NATO-Generalsekretär Anders Fogh Rasmussen hatte die Vereinten Nationen zu einer raschen Einigung über ein Vorgehen gegen Libyen aufgefordert. »Wenn Gaddafi die Oberhand gewinnt, wird dies das Signal senden, dass Gewalt sich auszahlt«, warnte Rasmussen am Donnerstag auf seiner Facebook-Seite. Dies sei aus »humanitärer und demokratischer« Sicht nicht hinnehmbar. »Aber die Zeit läuft ab.« Je schneller der UN-Sicherheitsrat sich auf ein Vorgehen einige, desto besser, fügte Rasmussen hinzu. Die NATO sei zum Schutz der libyschen Bevölkerung bereit, wenn es eine »nachweisliche Notlage, eine klare rechtliche Grundlage und eine starke Unterstützung der Region« gebe, schrieb Rasmussen weiter.

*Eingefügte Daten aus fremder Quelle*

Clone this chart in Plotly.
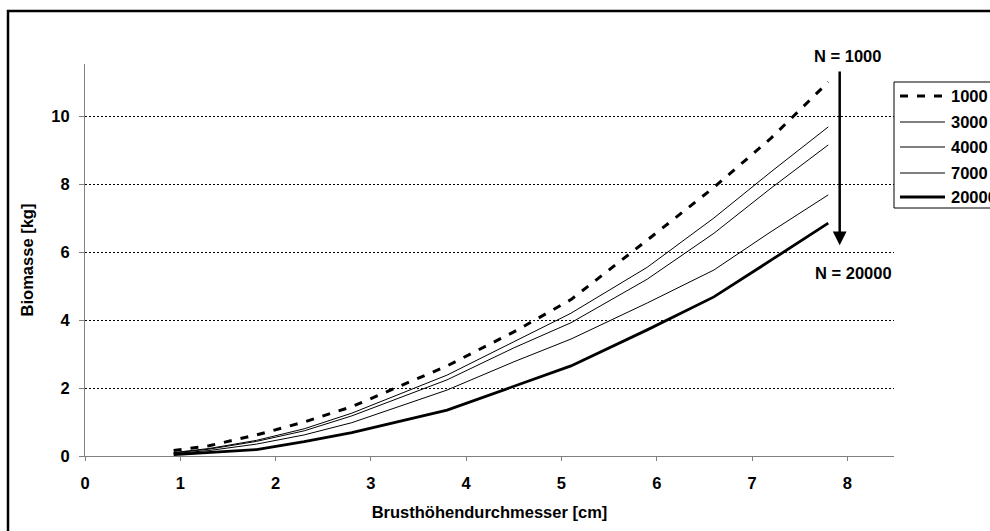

Europa muss sich laut EU-Kommission für eine »massive Flucht« von Menschen aus dem umkämpften Libyen rüsten. »Wir beten für das Beste, aber wir müssen auf das Schlimmste vorbereitet sein« sagte die für humanitäre Hilfe zuständige Kommissarin Kristalina Georgiewa am Donnerstag in Brüssel. Demnach fliehen immer mehr Familien, Frauen, Kinder und Alte aus dem Land. Bei ihrem Besuch im Grenzgebiet von Libyen und Tunesien Anfang des Monats hätten hingegen vor alle »junge, fitte Männer« das Land verlassen, die als Gastarbeiter dort gelebt hatten und in ihre Heimat zurückkehren konnten.

»Wir sind bereit, das Maß unserer Hilfe zu steigern«, sagte die Kommissarin. Mit Blick auf die Rebellenhochburg Bengasi müssten Evakuierungen über das Meer erwogen werden. Georgiewa forderte zugleich die ägyptischen Behörden auf, den aus Libyen in das Nachbarland Fliehenden beizustehen und die Verhältnisse der Aufnahme zu verbessern.

Mögliche Flüchtlingsströme von Nordafrika nach Europa waren am Donnerstag (17. März) auch Gegenstand eines Treffens der EU-Innenkommissarin Cecilia Malmström mit Italiens Innenminister Roberto Maroni. Italien wäre durch seine geographische Lage wahrscheinlich mit am stärksten betroffen.